Considering the profound expertise demonstrated by the AMC Bridge team when collaborating on the Desktop Metal’s Live Parts technology extension, Desktop Metal entrusted AMC Bridge with this new project.


Solution

In close collaboration with Desktop Metal’s subject matter experts, the AMC Bridge team developed Live Sinter™, a first-of-its-kind software application that makes sintering more understandable and repeatable, particularly for users with limited experience with sintered parts.

Live Sinter simulates the sintering process for metal parts to predict their behavior under high temperatures, see deformations they undergo as they sinter, tune the results, and back-solve to provide the correct shape before sintering. Using a GPU-accelerated engine, the software performs a dynamic sintering simulation of complex parts. It generates ‘negative offset’ geometry which, when sintered, produces straight and defect-free parts out of the furnace.
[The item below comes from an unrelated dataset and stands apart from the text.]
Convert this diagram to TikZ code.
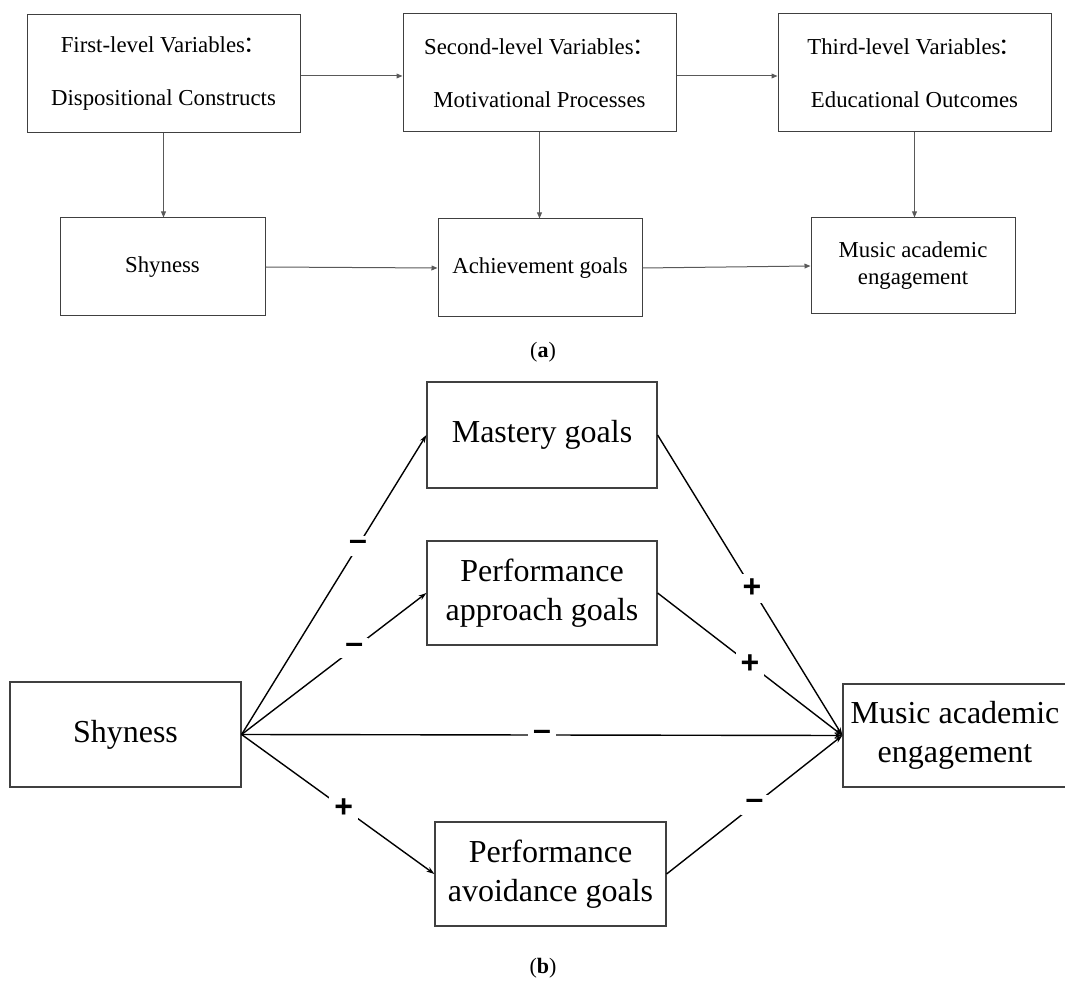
\documentclass[tikz,border=0pt]{standalone}
\usepackage{fontspec}
\setmainfont{Liberation Serif}
\newfontfamily\signfont{Liberation Sans}
\newfontfamily\cjk{Noto Sans CJK SC}
\usetikzlibrary{arrows.meta}

\newcommand{\fwcolon}{\kern-0.07em{\cjk ：}}

\tikzset{
  boxa/.style 2 args={draw=black!75, line width=0.5pt, minimum width=#1, minimum height=#2,
    inner sep=0pt, align=center, font=\fontsize{11.4}{13.5}\selectfont},
  lvl/.style={font=\fontsize{11.4}{26.5}\selectfont},
  boxb/.style 2 args={draw=black!75, line width=0.6pt, minimum width=#1, minimum height=#2,
    inner sep=0pt, align=center, font=\fontsize{16}{19.5}\selectfont},
  arra/.style={draw=black!65, line width=0.5pt, -{Triangle[length=3pt,width=2.4pt]}},
  arrb/.style={line width=0.7pt, -{Stealth[length=4pt,width=2.6pt]}},
  sign/.style={fill=white, inner sep=2.5pt, font=\signfont\bfseries\fontsize{16}{16}\selectfont},
}

\begin{document}
\begin{tikzpicture}[x=0.5pt,y=-0.5pt]
\useasboundingbox (0,0) rectangle (1065,983);
%(a) levels
\node[boxa={136.5pt}{59pt},lvl] (F1) at (163.5,74) {First-level Variables\fwcolon\\Dispositional Constructs};
\node[boxa={136.5pt}{59pt},lvl] (S2) at (539.5,73) {Second-level Variables\fwcolon\\Motivational Processes};
\node[boxa={136.5pt}{59pt},lvl] (T3) at (914.5,73) {Third-level Variables\fwcolon\\Educational Outcomes};
%(a) variables
\node[boxa={102.5pt}{49pt}] (ShyA) at (162.5,267) {Shyness};
\node[boxa={102pt}{49pt}] (AchA) at (540,268) {Achievement goals};
\node[boxa={102pt}{48pt}] (MusA) at (913,266) {Music academic\\engagement};
\draw[arra] ([yshift=-1pt]F1.east) -- ([yshift=-1pt]F1.east -| S2.west);
\draw[arra] ([yshift=-1.5pt]S2.east) -- ([yshift=-1.5pt]S2.east -| T3.west);
\draw[arra] (F1.south) -- (F1.south |- ShyA.north);
\draw[arra] (S2.south) -- (S2.south |- AchA.north);
\draw[arra] (T3.south) -- (T3.south |- MusA.north);
\draw[arra] (ShyA.east) -- (AchA.west);
\draw[arra] (AchA.east) -- (MusA.west);
\node[font=\fontsize{11}{13}\selectfont] (capA) at (543,352) {(\textbf{a})};
%(b) model
\node[boxb={115pt}{53pt}] (MG) at (542,435) {Mastery goals};
\node[boxb={115pt}{52pt}] (PAp) at (542,593) {Performance\\approach goals};
\node[boxb={115.5pt}{52.5pt}] (ShyB) at (125.5,734.5) {Shyness};
\node[boxb={115.5pt}{52pt}] (PAv) at (550.5,874) {Performance\\avoidance goals};
\node[boxb={112pt}{51.5pt}] (MusB) at (955,735.5) {Music academic\\engagement};
\draw[arrb] (ShyB.east) -- node[sign,pos=0.63]{–} (MG.west);
\draw[arrb] (ShyB.east) -- node[sign,pos=0.61]{–} (PAp.west);
\draw[arrb] (ShyB.east) -- node[sign,pos=0.5]{–} (MusB.west);
\draw[arrb] (ShyB.east) -- node[sign,pos=0.53]{+} (PAv.west);
\draw[arrb] (MG.east) -- node[sign,pos=0.51]{+} (MusB.west);
\draw[arrb] (PAp.east) -- node[sign]{+} (MusB.west);
\draw[arrb] (PAv.east) -- node[sign]{–} (MusB.west);
\node[font=\fontsize{11}{13}\selectfont] (capB) at (543,968) {(\textbf{b})};
\end{tikzpicture}
\end{document}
The functionality of Live Sinter enables:

  • 3D visualization and modeling of metal parts
  • Optimization of the 3D modeling process
  • Predicting part shapes for pre- and post-sinter and their behavior under high temperatures
  • Simulating part deformation during the sintering process considering gravity drop, shrinkage pull, density warp, centroid rotation, and so on
  • Adjusting the results and receiving the correct part shape after sintering


Process

Having carefully elicited and analyzed all necessary requirements, the AMC Bridge development team closely collaborated with the Desktop Metal team.

Using the existing Live Parts solution as a base for the Live Sinter technology development, firstly, the AMC Bridge team was entrusted with adapting it to the new challenge.

The overall development process included the following Live Sinter advancements:

  • Licensing library integration. To make a standalone application, a proper licensing option was integrated into an installer.
  • Message system and state machine. The changes were made to provide the ability to launch Live Sinter without using scripts and simplify UI by creating logic sequences.
  • Heatmap generation. A mechanism for evaluating the accuracy and quality of sintering simulation was added with two kinds of heatmap: comparison by points and by regions.
  • Machine learning for parts tuning. This was the most challenging part of the project that aimed to train a neural network on multiple sintering parameters for a particular model. It resulted in a mechanism for predicting the best parameters for a specific model based on different initial conditions set by the user.
  • Application update mechanism.


Results

Efficiently contributing to the technology design and implementation, AMC Bridge delivered a specialized simulation application that fully met the client’s expectations. Live Sinter makes the simulation and sintering processes more understandable and repeatable and gives its users full control over the geometry of final, sintered parts. Thus, it makes the metal 3D printing process accessible and valuable to more manufacturers and engineers.

As a result, Desktop Metal offered the implemented solution to its end users as supplementary software for the 3D printers they produce and distribute.

The dedicated efforts of the project team were appreciated by the client. In his feedback, Andy Roberts, Technical Fellow at Desktop Metal, praised the work of the AMC Bridge team:

‘Continue to have a great experience working with the team. Highly communicative and appreciate the partnership!’